Without including any pictures, write out the listing below exactly.

## Begin

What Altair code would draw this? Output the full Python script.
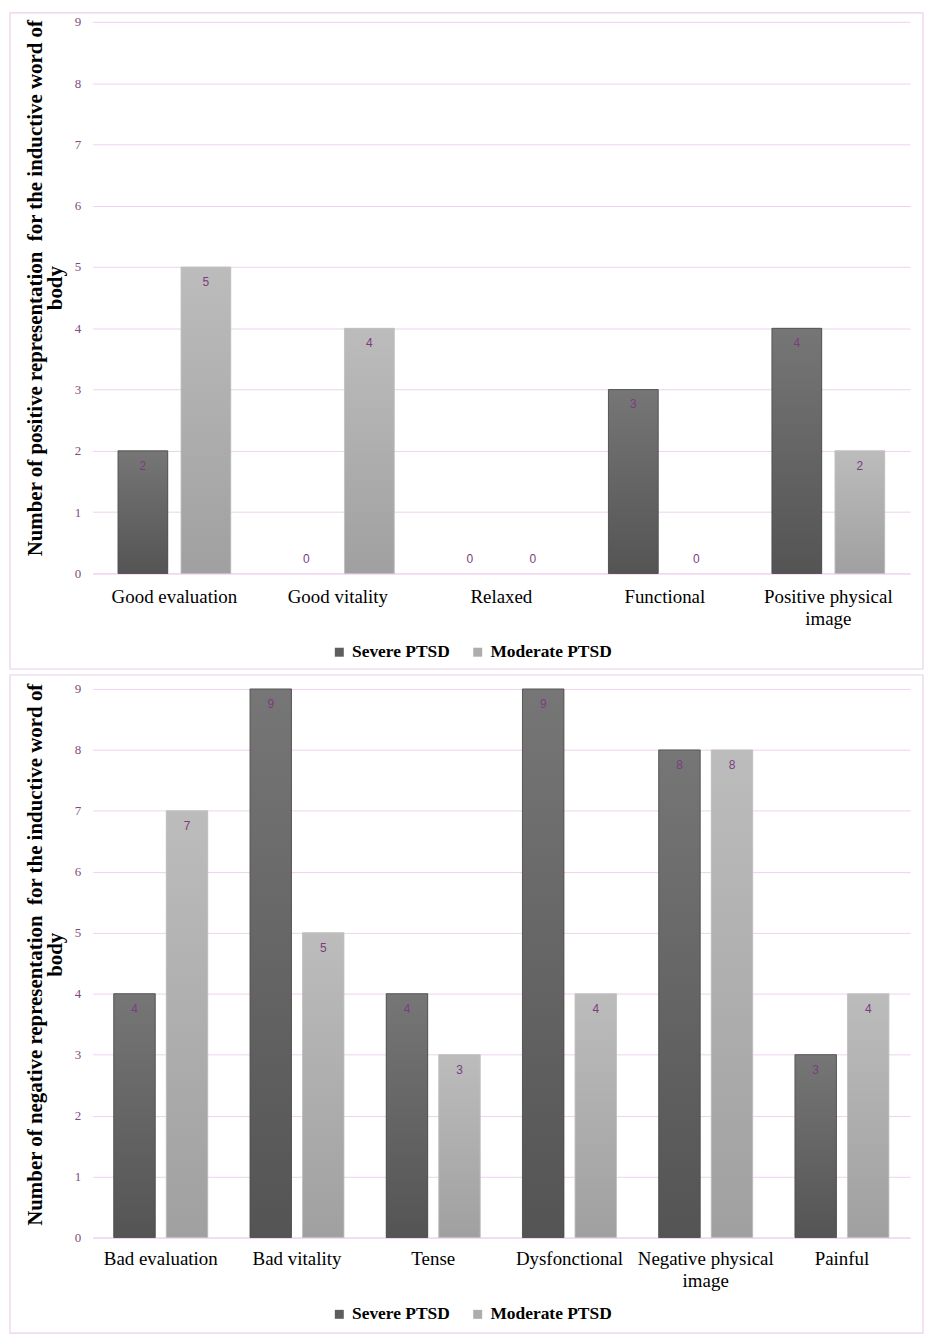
import altair as alt
import pandas as pd

# ---- data ----
pos_categories = ["Good evaluation", "Good vitality", "Relaxed", "Functional", "Positive physical image"]
pos_severe = [2, 0, 0, 3, 4]
pos_moderate = [5, 4, 0, 0, 2]

neg_categories = ["Bad evaluation", "Bad vitality", "Tense", "Dysfonctional", "Negative physical image", "Painful"]
neg_severe = [4, 9, 4, 9, 8, 3]
neg_moderate = [7, 5, 3, 4, 8, 4]

series_names = ["Severe PTSD", "Moderate PTSD"]
pos_title = ["Number of positive representation\u00a0 for the inductive word of", "body"]
neg_title = ["Number of negative representation\u00a0 for the inductive word of", "body"]
y_ticks = [0, 1, 2, 3, 4, 5, 6, 7, 8, 9]

# ---- styles ----
SERIF = "Liberation Serif"
GRID = "#edd3ed"
BORDER = "#ead0ea"
TICK_COLOR = "#7a4d7c"
LABEL_COLOR = "#7b3d80"

sev_grad = alt.LinearGradient(
    gradient="linear", x1=0, x2=0, y1=0, y2=1,
    stops=[alt.GradientStop(color="#767676", offset=0), alt.GradientStop(color="#545454", offset=1)],
)
mod_grad = alt.LinearGradient(
    gradient="linear", x1=0, x2=0, y1=0, y2=1,
    stops=[alt.GradientStop(color="#bcbcbc", offset=0), alt.GradientStop(color="#a0a0a0", offset=1)],
)

LABEL_EXPR = ("datum.label == 'Positive physical image' ? ['Positive physical', 'image'] : "
              "datum.label == 'Negative physical image' ? ['Negative physical', 'image'] : datum.label")


def frame(categories, severe, moderate):
    rows = []
    for c, s, m in zip(categories, severe, moderate):
        rows.append({"category": c, "series": "Severe PTSD", "value": s})
        rows.append({"category": c, "series": "Moderate PTSD", "value": m})
    return pd.DataFrame(rows)


def panel(categories, severe, moderate, title, height, legend_y, title_y, label_pad, box):
    df = frame(categories, severe, moderate)
    x = alt.X(
        "category:N", sort=categories, title=None,
        scale=alt.Scale(paddingInner=0.31, paddingOuter=0.155),
        axis=alt.Axis(labelAngle=0, labelFont=SERIF, labelFontSize=19, labelColor="black",
                      labelPadding=label_pad, ticks=False, domainColor=GRID, domainWidth=1,
                      labelExpr=LABEL_EXPR, labelLineHeight=22, grid=False, labelLimit=300),
    )
    xo = alt.XOffset("series:N", sort=series_names,
                     scale=alt.Scale(domain=series_names, paddingInner=0.21, paddingOuter=0))
    y = alt.Y(
        "value:Q", scale=alt.Scale(domain=[0, 9], nice=False), title=title,
        axis=alt.Axis(values=y_ticks, grid=True, gridColor=GRID, gridWidth=1, domain=False,
                      ticks=False, labelColor=TICK_COLOR, labelFont=SERIF, labelFontSize=13,
                      labelPadding=12, titleFont=SERIF, titleFontSize=21, titleFontWeight="bold",
                      titleColor="black", titlePadding=9, titleLineHeight=20, titleY=title_y),
    )
    base = alt.Chart(df).encode(x=x, xOffset=xo, y=y)
    nonzero = base.transform_filter(alt.datum.value > 0)

    legend_bars = nonzero.mark_bar().encode(
        color=alt.Color(
            "series:N", sort=series_names,
            scale=alt.Scale(domain=series_names, range=["#5e5e5e", "#adadad"]),
            legend=alt.Legend(title=None, orient="none", legendX=239, legendY=legend_y,
                              direction="horizontal", symbolType="square", symbolSize=81,
                              symbolStrokeWidth=0, labelFont=SERIF, labelFontSize=17.5,
                              labelFontWeight="bold", labelColor="black", columnPadding=19,
                              labelOffset=4, padding=0),
        )
    )
    sev = nonzero.transform_filter(alt.datum.series == "Severe PTSD").mark_bar(
        fill=sev_grad, stroke="#4c4c4c", strokeWidth=0.8)
    mod = nonzero.transform_filter(alt.datum.series == "Moderate PTSD").mark_bar(
        fill=mod_grad, stroke="#c4c4c4", strokeWidth=0.8)

    text_pos = nonzero.mark_text(
        dy=15, baseline="middle", font="Liberation Sans", fontSize=12, color=LABEL_COLOR
    ).encode(text="value:Q")
    text_zero = base.transform_filter(alt.datum.value == 0).mark_text(
        dy=-14, baseline="middle", font="Liberation Sans", fontSize=12, color=LABEL_COLOR
    ).encode(text="value:Q")

    border = alt.Chart(pd.DataFrame({"k": [0]})).mark_rect(
        fillOpacity=0, stroke=BORDER, strokeWidth=1.2
    ).encode(x=alt.value(box[0]), x2=alt.value(box[1]), y=alt.value(box[2]), y2=alt.value(box[3]))

    return alt.layer(legend_bars, sev, mod, text_pos, text_zero, border).properties(
        width=821, height=height)


top = panel(pos_categories, pos_severe, pos_moderate, pos_title, 554, 624, 267, 14,
            (-83, 834, -9, 650))
bottom = panel(neg_categories, neg_severe, neg_moderate, neg_title, 551, 619, 266.5, 12,
               (-83, 834, -14, 647))

chart = alt.vconcat(top, bottom, spacing=2).resolve_scale(
    x="independent", xOffset="independent", y="independent", color="independent"
).resolve_legend(color="independent").properties(
    padding={"left": 0, "top": 0, "right": 0, "bottom": 0},
    autosize=alt.AutoSizeParams(type="pad"),
    background="white",
).configure_view(stroke="transparent")

chart.save("out.html", embed_options={"renderer": "svg", "actions": False})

## End

• SOLUTION FOR THIS EXERCISE:
What Altair code would draw this? Output the full Python script.
import altair as alt
import pandas as pd

# ---- data ----
pos_categories = ["Good evaluation", "Good vitality", "Relaxed", "Functional", "Positive physical image"]
pos_severe = [2, 0, 0, 3, 4]
pos_moderate = [5, 4, 0, 0, 2]

neg_categories = ["Bad evaluation", "Bad vitality", "Tense", "Dysfonctional", "Negative physical image", "Painful"]
neg_severe = [4, 9, 4, 9, 8, 3]
neg_moderate = [7, 5, 3, 4, 8, 4]

series_names = ["Severe PTSD", "Moderate PTSD"]
pos_title = ["Number of positive representation\u00a0 for the inductive word of", "body"]
neg_title = ["Number of negative representation\u00a0 for the inductive word of", "body"]
y_ticks = [0, 1, 2, 3, 4, 5, 6, 7, 8, 9]

# ---- styles ----
SERIF = "Liberation Serif"
GRID = "#edd3ed"
BORDER = "#ead0ea"
TICK_COLOR = "#7a4d7c"
LABEL_COLOR = "#7b3d80"

sev_grad = alt.LinearGradient(
    gradient="linear", x1=0, x2=0, y1=0, y2=1,
    stops=[alt.GradientStop(color="#767676", offset=0), alt.GradientStop(color="#545454", offset=1)],
)
mod_grad = alt.LinearGradient(
    gradient="linear", x1=0, x2=0, y1=0, y2=1,
    stops=[alt.GradientStop(color="#bcbcbc", offset=0), alt.GradientStop(color="#a0a0a0", offset=1)],
)

LABEL_EXPR = ("datum.label == 'Positive physical image' ? ['Positive physical', 'image'] : "
              "datum.label == 'Negative physical image' ? ['Negative physical', 'image'] : datum.label")


def frame(categories, severe, moderate):
    rows = []
    for c, s, m in zip(categories, severe, moderate):
        rows.append({"category": c, "series": "Severe PTSD", "value": s})
        rows.append({"category": c, "series": "Moderate PTSD", "value": m})
    return pd.DataFrame(rows)


def panel(categories, severe, moderate, title, height, legend_y, title_y, label_pad, box):
    df = frame(categories, severe, moderate)
    x = alt.X(
        "category:N", sort=categories, title=None,
        scale=alt.Scale(paddingInner=0.31, paddingOuter=0.155),
        axis=alt.Axis(labelAngle=0, labelFont=SERIF, labelFontSize=19, labelColor="black",
                      labelPadding=label_pad, ticks=False, domainColor=GRID, domainWidth=1,
                      labelExpr=LABEL_EXPR, labelLineHeight=22, grid=False, labelLimit=300),
    )
    xo = alt.XOffset("series:N", sort=series_names,
                     scale=alt.Scale(domain=series_names, paddingInner=0.21, paddingOuter=0))
    y = alt.Y(
        "value:Q", scale=alt.Scale(domain=[0, 9], nice=False), title=title,
        axis=alt.Axis(values=y_ticks, grid=True, gridColor=GRID, gridWidth=1, domain=False,
                      ticks=False, labelColor=TICK_COLOR, labelFont=SERIF, labelFontSize=13,
                      labelPadding=12, titleFont=SERIF, titleFontSize=21, titleFontWeight="bold",
                      titleColor="black", titlePadding=9, titleLineHeight=20, titleY=title_y),
    )
    base = alt.Chart(df).encode(x=x, xOffset=xo, y=y)
    nonzero = base.transform_filter(alt.datum.value > 0)

    legend_bars = nonzero.mark_bar().encode(
        color=alt.Color(
            "series:N", sort=series_names,
            scale=alt.Scale(domain=series_names, range=["#5e5e5e", "#adadad"]),
            legend=alt.Legend(title=None, orient="none", legendX=239, legendY=legend_y,
                              direction="horizontal", symbolType="square", symbolSize=81,
                              symbolStrokeWidth=0, labelFont=SERIF, labelFontSize=17.5,
                              labelFontWeight="bold", labelColor="black", columnPadding=19,
                              labelOffset=4, padding=0),
        )
    )
    sev = nonzero.transform_filter(alt.datum.series == "Severe PTSD").mark_bar(
        fill=sev_grad, stroke="#4c4c4c", strokeWidth=0.8)
    mod = nonzero.transform_filter(alt.datum.series == "Moderate PTSD").mark_bar(
        fill=mod_grad, stroke="#c4c4c4", strokeWidth=0.8)

    text_pos = nonzero.mark_text(
        dy=15, baseline="middle", font="Liberation Sans", fontSize=12, color=LABEL_COLOR
    ).encode(text="value:Q")
    text_zero = base.transform_filter(alt.datum.value == 0).mark_text(
        dy=-14, baseline="middle", font="Liberation Sans", fontSize=12, color=LABEL_COLOR
    ).encode(text="value:Q")

    border = alt.Chart(pd.DataFrame({"k": [0]})).mark_rect(
        fillOpacity=0, stroke=BORDER, strokeWidth=1.2
    ).encode(x=alt.value(box[0]), x2=alt.value(box[1]), y=alt.value(box[2]), y2=alt.value(box[3]))

    return alt.layer(legend_bars, sev, mod, text_pos, text_zero, border).properties(
        width=821, height=height)


top = panel(pos_categories, pos_severe, pos_moderate, pos_title, 554, 624, 267, 14,
            (-83, 834, -9, 650))
bottom = panel(neg_categories, neg_severe, neg_moderate, neg_title, 551, 619, 266.5, 12,
               (-83, 834, -14, 647))

chart = alt.vconcat(top, bottom, spacing=2).resolve_scale(
    x="independent", xOffset="independent", y="independent", color="independent"
).resolve_legend(color="independent").properties(
    padding={"left": 0, "top": 0, "right": 0, "bottom": 0},
    autosize=alt.AutoSizeParams(type="pad"),
    background="white",
).configure_view(stroke="transparent")

chart.save("out.html", embed_options={"renderer": "svg", "actions": False})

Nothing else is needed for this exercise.